48
votes

I was just comparing the performance of scala actors vs java threads.

I was amazed to see the difference, I observed that with my system I was able to spawn maximum ~2000 threads (live at a time) only But with the same system I was able to spawn ~500,000 actors of scala.

Both programs used around 81MB of Heap memory of JVM.

Can you explain How java thread are this much heavy weight than scala / akka actors? What is the key factor which made scala-actor this much light weight?

If I want to achieve best scalability, Should I go for actor based web server instead of java based traditional web/app server like JBoss or Tomcat?

Thanks.

2
As for your web server question, it depends on what you need. There are really scalable solutions wrt to high throughput, based on NIO like Netty, and they don't use actors. Do you need a full blown web server? high traffic services? High integration with known frameworks (jee, spring,...)? Actors in general, and Akka 2.1 in particular with support for clustering, or play! which is based on akka, are a "scalable" solution, too, but there's no silver bullet for all scenarios. It really depends on your needs.pagoda_5b

2 Answers

39
votes

Scala actors (including the Akka variety) use Java threads. There's no magic: more than a few thousand threads running simultaneously is a problem for most desktop machines.

The Actor model allows for awake-on-demand actors which do not occupy a thread unless they have work to do. Some problems can be modeled effectively as lots of sleeping agents waiting to get some work, who will do it relatively quickly and then go back to sleep.

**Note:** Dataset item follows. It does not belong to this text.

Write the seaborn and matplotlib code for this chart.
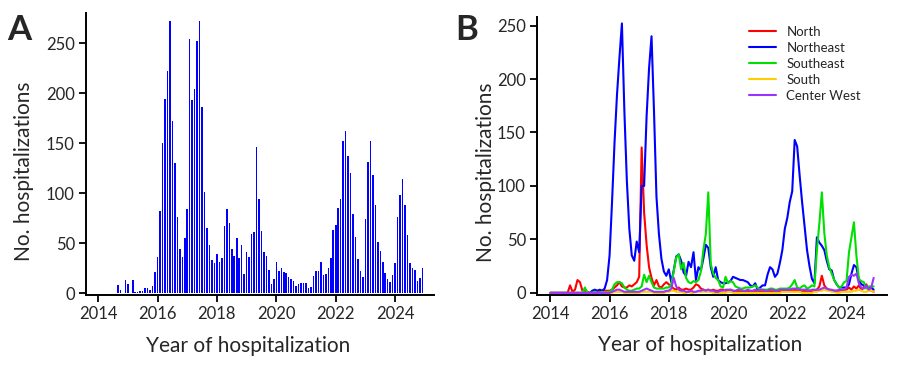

In that case, actors are a very efficient way to use Java threading to get your work done, especially if you have a library like Akka where performance has been a high priority.

The Akka docs explain the basics pretty well.

All reasonably scalable web servers have to solve this sort of problem one way or another; you probably ought not be basing your decision for web server primarily on whether actors are used under the hood, and regardless of what you use you can always add actors yourself.

19
votes

An Akka actor is not equivalent to a thread. It is more like a Callable that is executed on a threadpool.

When a message is dispatched to an actor, that actor is placed on a threadpool to process the message. When it is done, the pooled thread can be used to execute other actors.